Sunday, May 30, 2010

What Life Feeds, Art Becomes



Mother died February 1, 2000, the morning after I had left her in the hospice room she had just got delivered to and in which I was instructed about the way bodies shut down.  

They knew she was virtually gone -- the hospital had rushed to contact me about okaying her need for hospice care (and thus covering the cost), and the director of the place ran me through a whole bunch of paperwork while mother, not conscious, was being settled into her room by orderlies, female and male, one of whom I could see partially from my glimpse down the hall, had an odd smile that -- I thought -- must indicate that the body movers inside that room must have been executing some 'work joke', the morbid humor of people working around the dead and dying.

Plague Europe, 1347, burials and burnings.  Think of the joke possibilities!
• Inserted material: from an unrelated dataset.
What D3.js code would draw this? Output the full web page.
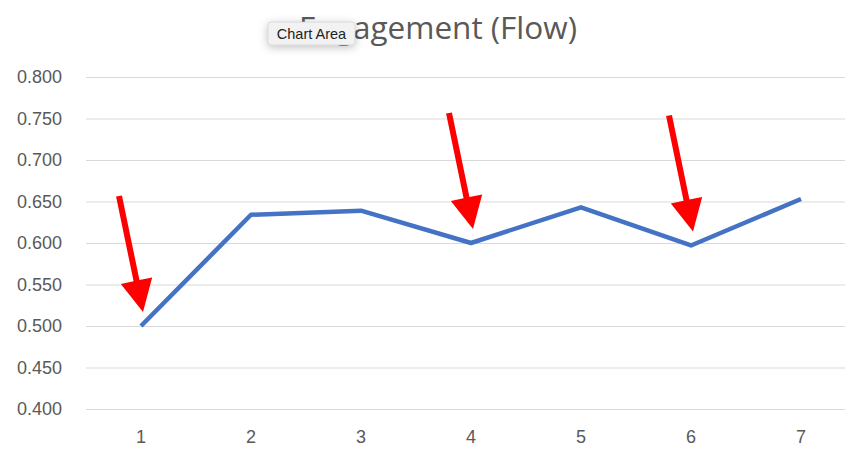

I wrote a long poem about the experience surrounding that.  Obtaining death certificates in order to establish legal death in order to validate my relationship rights.  The room like any fit for a Department of Motor Vehicles.  Shrieking kids.  Language slowdowns.  Frowning, burnt-out bureaucrats.  I must have brought a book.  I wanted zen patience, but found only 40-odd, ill-read pages.

Then I caught the flu.

Later that year, we went to Boston and the Isabella Stewart Gardner Museum.  How removed from hoi polloi.  Yet I was they (a formulation that, astoundingly, may be grammatical and socially accurate!).  There I stood imaginably plump with the ghost of Henry James and palpably thick with Renaissance reds and yellows.  A young attendant almost seized my mechanical pencil as I tried to take impressionistic notes about the place on a check deposit slip.  Soil entering the sanctum sanctorum, I.

Mother, flu, art.  Then fine crab meat.  My life had turned a corner.